I am currently working on Spark framework using Scala. I have an array C: Array[(int, int)] to which i want to sort according to order of a map A:Map[int,int]. The code is given below:
line 1:import scala.util.Sorting
line 2: object Test {
line 3: def main(args: Array[String]){
line 4: val A = Map(5 -> 41, 1 -> 43, 2 -> 41, 3 -> 59,4 -> 51 )
line 5: val B= A.toList.sortBy(x => x._2)
line 6: B.foreach(println)
line 7: val C=Array((1,15),(2,9),(3,6),(4,3),(5,4))
line 8: Sorting.quickSort(C)(Ordering[(Int)].on(k => (A.get(k._1).get)))
line 9: for(j <- 0 to C.length-1){
line 10: println(C(j))
line 11: }
line 12: }
line 13: }
When I sort the A according the value part (line 5) and print, i get the output (line 6) like this:
(5,41)
(2,41)
(1,43)
(4,51)
(3,59)
But when i sort C according the key part of A (line 8), i get the following output (line 9-11)
(2,9)
(5,4)
(1,15)
(4,3)
(3,6)
As both (5,41) and (2,41) have same value and, in B (5,41) appears before (2,41). But after sorting C according to key part of A, why 2 is appearing before 5. Why is the result not uniform in both B and C?

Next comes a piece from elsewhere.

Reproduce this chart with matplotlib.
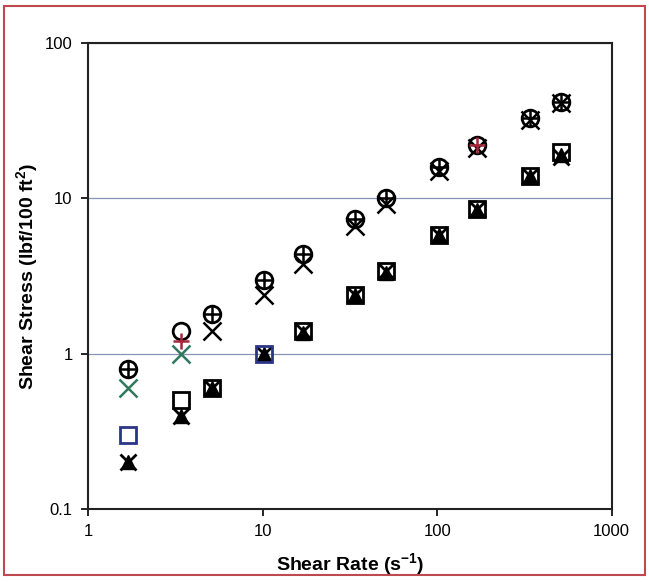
import matplotlib
matplotlib.use('Agg')
import matplotlib.pyplot as plt
from matplotlib.patches import Rectangle

plt.rcParams['font.family'] = 'Liberation Sans'
plt.rcParams['mathtext.fontset'] = 'custom'
plt.rcParams['mathtext.rm'] = 'Liberation Sans:bold'
plt.rcParams['mathtext.bf'] = 'Liberation Sans:bold'

# shear rates (s^-1), rotational viscometer speeds
shear_rate = [1.7, 3.4, 5.1, 10.2, 17, 34, 51, 102, 170, 340, 511]

# upper group
circle_vals = [0.8, 1.4, 1.8, 3.0, 4.4, 7.4, 10, 16, 22, 33, 42]
plus_vals = [0.8, 1.2, 1.8, 3.0, 4.4, 7.4, 10, 16, 22, 33, 42]
xup_vals = [0.6, 1.0, 1.4, 2.4, 3.8, 6.6, 9.2, 15, 21, 32, 41]

# lower group
square_vals = [0.3, 0.5, 0.6, 1.0, 1.4, 2.4, 3.4, 5.8, 8.6, 14, 20]
tri_vals = [0.2, 0.4, 0.6, 1.0, 1.35, 2.4, 3.3, 5.8, 8.4, 14, 19]
xlow_vals = [0.2, 0.4, 0.6, 1.0, 1.4, 2.4, 3.4, 5.8, 8.5, 14, 18.5]

fig = plt.figure(figsize=(6.49, 5.82), dpi=100)
ax = fig.add_axes([0.1356, 0.1254, 0.807, 0.8006])

ax.set_xscale('log')
ax.set_yscale('log')
ax.set_xlim(1, 1000)
ax.set_ylim(0.1, 100)

green = '#2f7a5e'
blue = '#2b3586'
red = '#a3283a'

ms = 11
# lower group
ax.plot(shear_rate, tri_vals, '^', color='k', ms=ms - 1, ls='none')
ax.plot(shear_rate, xlow_vals, 'x', color='k', ms=ms, mew=2, ls='none')
sq_colors = ['k'] * len(shear_rate)
sq_colors[0] = blue
sq_colors[3] = blue
for x, y, c in zip(shear_rate, square_vals, sq_colors):
    ax.plot(x, y, 's', mfc='none', mec=c, ms=ms + 1, mew=2)

# upper group
ax.plot(shear_rate[:2], xup_vals[:2], 'x', color=green, ms=ms + 2, mew=1.8, ls='none')
ax.plot(shear_rate[2:], xup_vals[2:], 'x', color='k', ms=ms + 2, mew=1.8, ls='none')
ax.plot(shear_rate, circle_vals, 'o', mfc='none', mec='k', ms=ms + 1, mew=2, ls='none')
plus_colors = ['k'] * len(shear_rate)
plus_colors[1] = red
plus_colors[8] = red
for x, y, c in zip(shear_rate, plus_vals, plus_colors):
    ax.plot(x, y, '+', color=c, ms=ms + 1, mew=1.8)

ax.yaxis.grid(True, which='major', color='#8796b8', lw=0.9)
ax.set_axisbelow(True)
ax.minorticks_off()
ax.set_xticks([1, 10, 100, 1000])
ax.set_xticklabels(['1', '10', '100', '1000'])
ax.set_yticks([0.1, 1, 10, 100])
ax.set_yticklabels(['0.1', '1', '10', '100'])
ax.tick_params(direction='out', length=5, width=1.2, labelsize=12, pad=6)
for s in ax.spines.values():
    s.set_linewidth(1.5)
    s.set_color('#222222')

ax.set_xlabel('Shear Rate (s$^{-1}$)', fontsize=14, fontweight='bold', labelpad=9)
ax.set_ylabel('Shear Stress (lbf/100 ft$^{2}$)', fontsize=14, fontweight='bold', labelpad=3)

fig.patches.append(Rectangle((0.006, 0.012), 0.988, 0.978, transform=fig.transFigure,
                             fill=False, edgecolor='#c04850', lw=1.5))

fig.savefig('out.png', dpi=100)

Please suggest me the changes in the code to get a uniform result in both B and C. I want the C as: (5,4) (2,9) (1,15) (4,3) (3,6)
.
Map
is by-design unordered hence sorting by value
alone may result in nondeterministic order. If your business logic allows changing of the sorting criteria, consider making it consistent by ordering by value + key
on both the Map
and Array
:
import scala.util.Sorting
val A = Map(5 -> 41, 1 -> 43, 2 -> 41, 3 -> 59, 4 -> 51 )
val B = A.toList.sortBy(x => (x._2, x._1))
B
// res1: List[(Int, Int)] = List((2,41), (5,41), (1,43), (4,51), (3,59))

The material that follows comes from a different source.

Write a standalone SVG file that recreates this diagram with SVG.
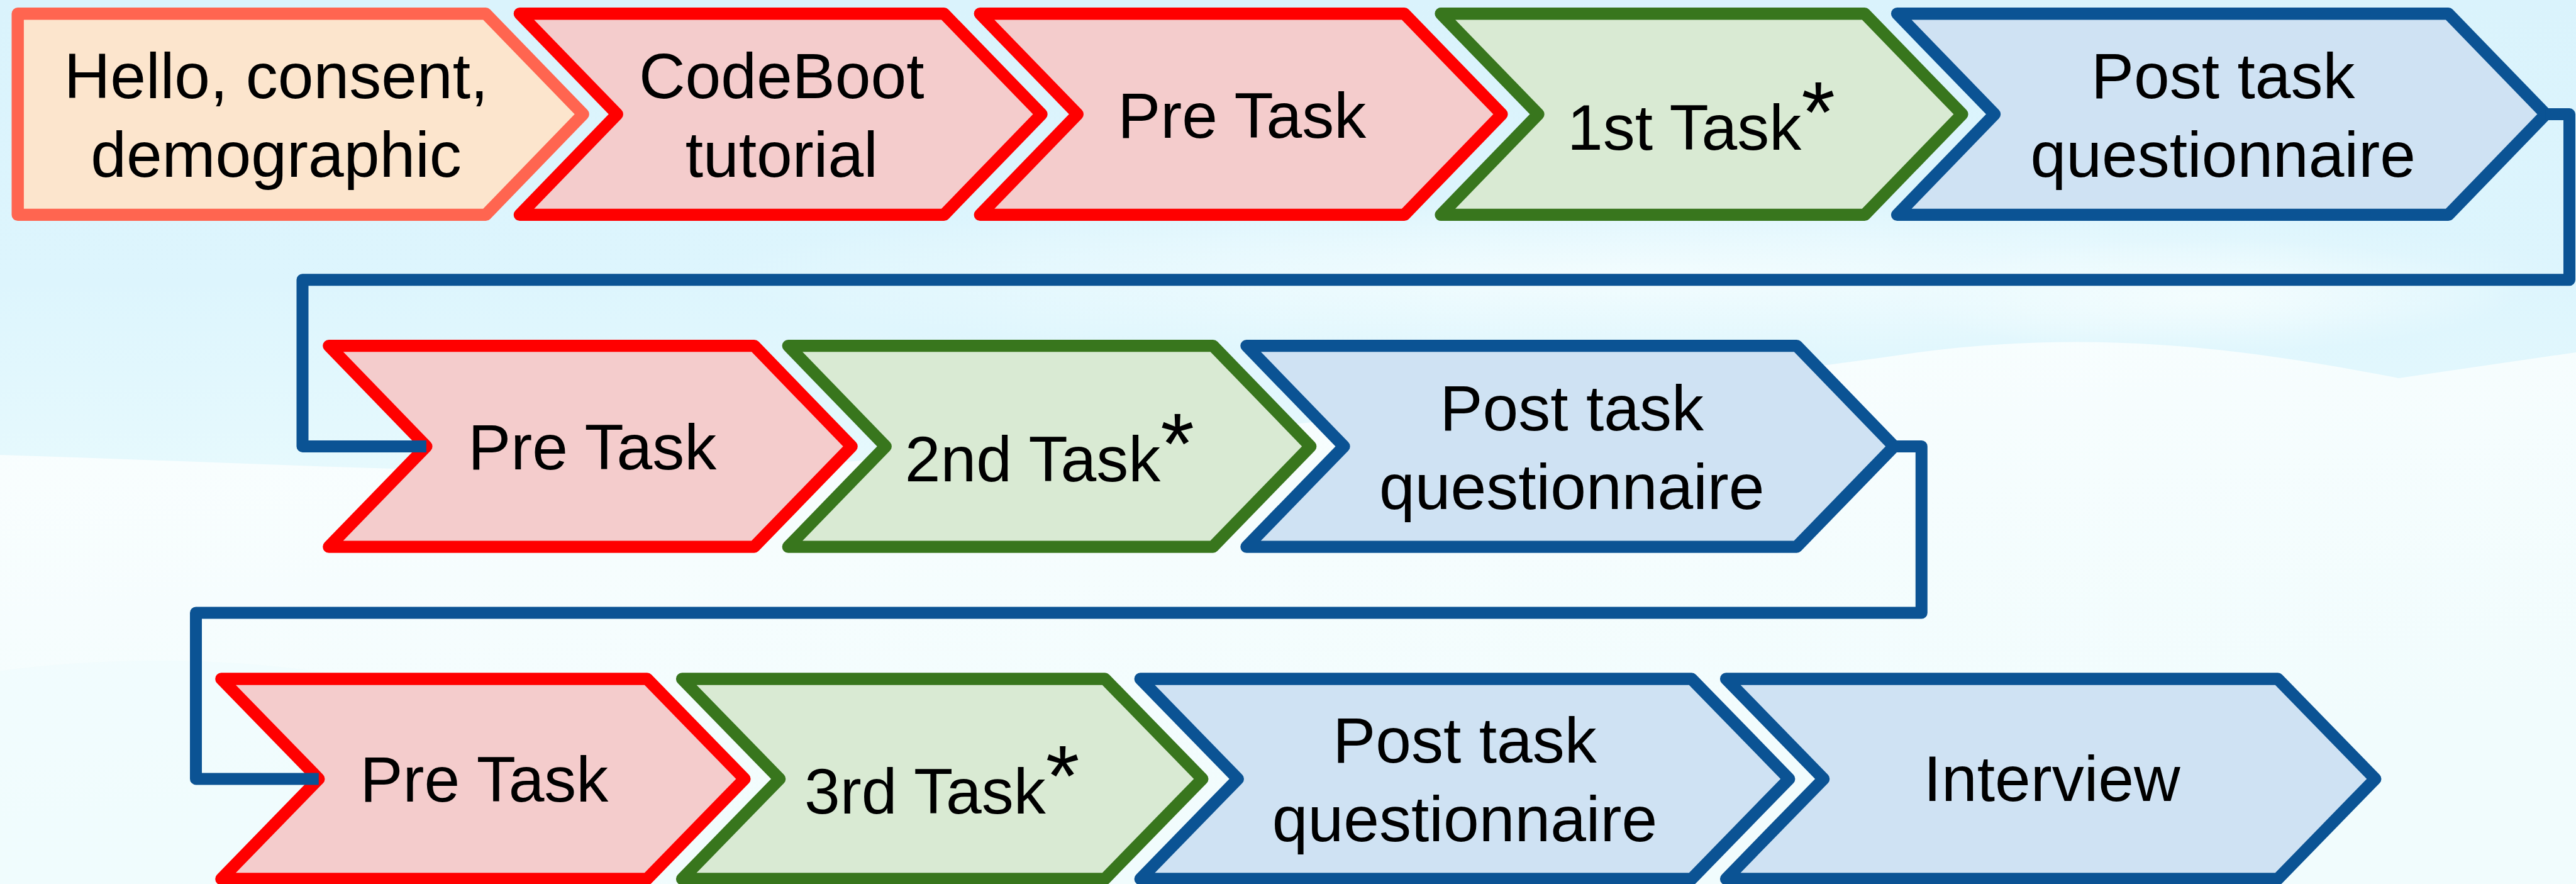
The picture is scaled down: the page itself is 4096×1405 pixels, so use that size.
<svg xmlns="http://www.w3.org/2000/svg" width="4096" height="1405" viewBox="0 0 4096 1405">
<defs>
<linearGradient id="skyG" x1="0" y1="0" x2="0" y2="1">
<stop offset="0" stop-color="#DAF3FC"/>
<stop offset="0.6" stop-color="#DDF5FD"/>
<stop offset="1" stop-color="#E6F9FD"/>
</linearGradient>
<linearGradient id="lowG" x1="0" y1="0" x2="0.3" y2="1">
<stop offset="0" stop-color="#FFFFFF"/>
<stop offset="1" stop-color="#F1FCFD"/>
</linearGradient>
<radialGradient id="waveG" cx="0.5" cy="0.5" r="0.5">
<stop offset="0" stop-color="#F4FDFE" stop-opacity="0.95"/>
<stop offset="1" stop-color="#F4FDFE" stop-opacity="0"/>
</radialGradient>
<style>
.node polygon{stroke-width:19.4;stroke-linejoin:round}
.orange{fill:#FCE5CD;stroke:#FF6550}
.red{fill:#F4CCCC;stroke:#FF0000}
.green{fill:#D9EAD3;stroke:#38761D}
.blue{fill:#CFE2F3;stroke:#0B5394}
.lbl{font-family:"Liberation Sans",Arial,Helvetica,sans-serif;font-size:102px;fill:#000;text-anchor:middle}
.ast{font-size:138px}
.conn{fill:none;stroke:#0B5394;stroke-width:19;stroke-linejoin:round;stroke-linecap:butt}
</style>
</defs>
<g id="background">
<rect x="0" y="0" width="4096" height="1405" fill="url(#lowG)"/>
<path d="M0,0 H4096 V560 L3814,601 C3600,560 3350,520 3050,560 C2500,640 1800,700 1200,745 C800,760 400,735 0,723 Z" fill="url(#skyG)"/>
<ellipse cx="2600" cy="440" rx="1500" ry="130" fill="url(#waveG)"/>
<ellipse cx="3500" cy="470" rx="500" ry="90" fill="url(#waveG)"/>
<ellipse cx="250" cy="1300" rx="700" ry="250" fill="#EEFBFD" opacity="0.5"/>
</g>
<g id="node-hello" class="node">
<polygon class="orange" points="28.2,21.8 772.3,21.8 927.2,181.6 772.3,341.4 28.2,341.4"/>
<text class="lbl" x="439" y="155.8">Hello, consent,</text>
<text class="lbl" x="439" y="280.8">demographic</text>
</g>
<g id="node-codeboot" class="node">
<polygon class="red" points="826.4,21.8 1501,21.8 1656,181.6 1501,341.4 826.4,341.4 981.3,181.6"/>
<text class="lbl" x="1242.8" y="155.8">CodeBoot</text>
<text class="lbl" x="1242.8" y="280.8">tutorial</text>
</g>
<g id="node-pretask1" class="node">
<polygon class="red" points="1558.3,21.8 2233,21.8 2387.9,181.6 2233,341.4 1558.3,341.4 1713.3,181.6"/>
<text class="lbl" x="1974.7" y="218.7">Pre Task</text>
</g>
<g id="node-task1" class="node">
<polygon class="green" points="2291.1,21.8 2964.9,21.8 3119.9,181.6 2964.9,341.4 2291.1,341.4 2446,181.6"/>
<text class="lbl" x="2705" y="238.1">1st Task<tspan class="ast" dy="-12">*</tspan></text>
</g>
<g id="node-post1" class="node">
<polygon class="blue" points="3016.6,21.8 3893,21.8 4047.9,181.6 3893,341.4 3016.6,341.4 3171.5,181.6"/>
<text class="lbl" x="3534.7" y="155.8">Post task</text>
<text class="lbl" x="3534.7" y="280.8">questionnaire</text>
</g>
<g id="node-pretask2" class="node">
<polygon class="red" points="522.9,549.6 1199.2,549.6 1354.1,709.4 1199.2,869.1 522.9,869.1 677.9,709.4"/>
<text class="lbl" x="941.8" y="745.7">Pre Task</text>
</g>
<g id="node-task2" class="node">
<polygon class="green" points="1253.3,549.6 1928.7,549.6 2083.7,709.4 1928.7,869.1 1253.3,869.1 1408.2,709.4"/>
<text class="lbl" x="1668.9" y="765">2nd Task<tspan class="ast" dy="-12">*</tspan></text>
</g>
<g id="node-post2" class="node">
<polygon class="blue" points="1982,549.6 2856.8,549.6 3011.7,709.4 2856.8,869.1 1982,869.1 2137,709.4"/>
<text class="lbl" x="2499.3" y="683.5">Post task</text>
<text class="lbl" x="2499.3" y="808.6">questionnaire</text>
</g>
<g id="node-pretask3" class="node">
<polygon class="red" points="351.9,1079 1028.9,1079 1183.9,1237.9 1028.9,1396.9 351.9,1396.9 506.8,1237.9"/>
<text class="lbl" x="769.9" y="1274.3">Pre Task</text>
</g>
<g id="node-task3" class="node">
<polygon class="green" points="1084.6,1079 1756.8,1079 1911.8,1237.9 1756.8,1396.9 1084.6,1396.9 1239.6,1237.9"/>
<text class="lbl" x="1497.8" y="1292.8">3rd Task<tspan class="ast" dy="-12">*</tspan></text>
</g>
<g id="node-post3" class="node">
<polygon class="blue" points="1813.3,1079 2689.7,1079 2844.7,1237.9 2689.7,1396.9 1813.3,1396.9 1968.3,1237.9"/>
<text class="lbl" x="2329" y="1212.1">Post task</text>
<text class="lbl" x="2329" y="1337.2">questionnaire</text>
</g>
<g id="node-interview" class="node">
<polygon class="blue" points="2744.6,1079 3621.8,1079 3776.8,1237.9 3621.8,1396.9 2744.6,1396.9 2899.6,1237.9"/>
<text class="lbl" x="3262.7" y="1273.4">Interview</text>
</g>
<g id="connectors">
<path class="conn" d="M4047.9,181.6 H4085.5 V444.7 H481 V709.4 H677.9"/>
<path class="conn" d="M3011.7,709.4 H3055.3 V974 H311.5 V1237.9 H506.8"/>
</g>
</svg>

val C = Array((1,15),(2,9),(3,6),(4,3),(5,4))
Sorting.quickSort(C)(Ordering[(Int, Int)].on( k => (A.get(k._1).get, k._1) ))
C
// res23: Array[(Int, Int)] = Array((2,9), (5,4), (1,15), (4,3), (3,6))
As a side note, to avoid crash due to key not found, consider using gerOrElse
with a default (e.g. Int.MaxValue, etc):
Sorting.quickSort(C)(Ordering[(Int, Int)].on( k => (A.getOrElse(k._1, Int.MaxValue), k._1) ))